Friday, July 24, 2009

At the Heart of Atheism's Concerns

In the past week at Andrew Sullivan's general culture and politics blog at the Atlantic, two guest posters have had an ongoing series of posts about atheism. The first is the always interesting and sometimes correct Robert Wright, who I've written about previously; and the other is one of the regular back-ups on the site, Patrick Appel.

It's not the first time that the Catholic (but strongly pro-separation) Sullivan or his blog have covered atheism: Sullivan's online debate with Sam Harris is not to be missed. Appel posts part of a reaction from a blogger at the Economist (this positive exposure in mainstream publications' blogs is great!); the Economist blogger didn't like the old New-Atheists-are-fundamentalists bromide, which was of course aired in the discussion. But the point that comes through in a theist's response is one that I think we can get on board with:

"At the heart of atheism’s concerns is that irrational thinking creates problems in the world."

Bingo! I'll give credit to an "outsider" for cutting through trees to see the forest. That said, I would argue that religion is a special case of irrationality, in fact one of the worst cases, because it's a cognitive bias with self-perpetuating social cohesion that often results in suffering and violence. I would even say one difference between people who self-identify with the label of skeptic vs. atheist is the degree to which they consider religion a horrendous special case of irrationality worth spending the most time on debunking.

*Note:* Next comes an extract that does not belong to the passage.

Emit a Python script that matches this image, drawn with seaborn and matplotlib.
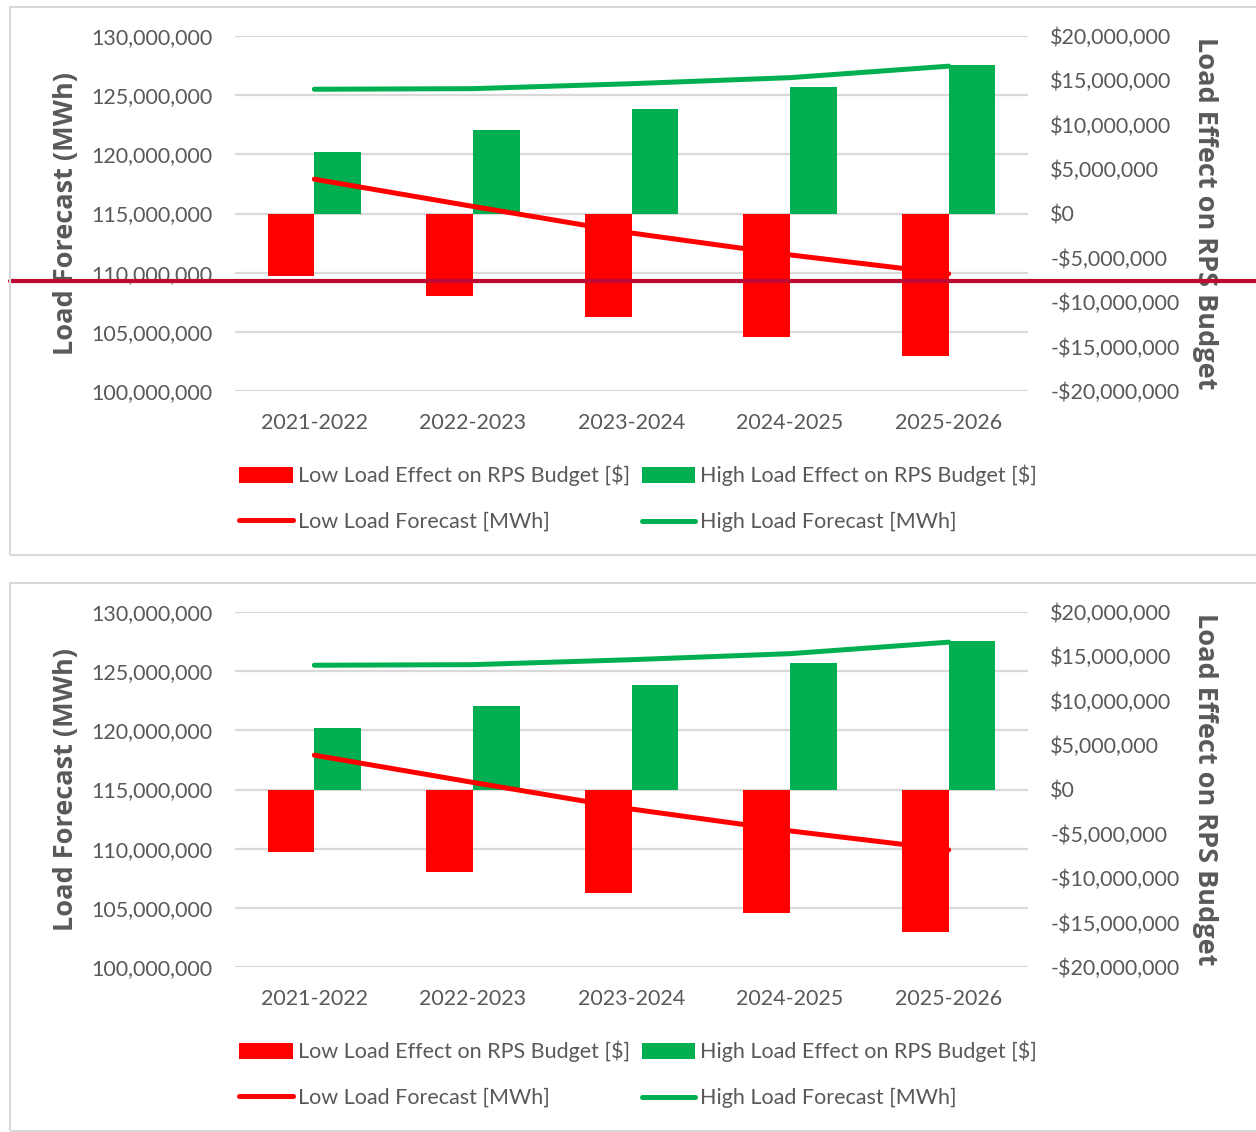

I homed in on this discussion because one challenge that many atheists struggle with, early in their atheism, is finding explicit positive values in atheism, rather than just defining themselves by rejection of others' values. By recognizing this need and building the community we can make the transition easier for newly-minted atheists, and we can probably also avoid the stumbling, where we either ignore the benefits of community because we associate it too much with religion, or we end up recapitulating religion to a silly degree; a great community-focused atheist blog is The Meming of Life. Recognizing irrationality as a core concern of atheism (rather than just "destroy religion) also provides a more constructive basis to sincere discussions with the religious; we all have irrational biases and we all can recognize them in others. Even if you have different definitions to start out, I think it's safe to say that most religious people would say they also want a more rational world.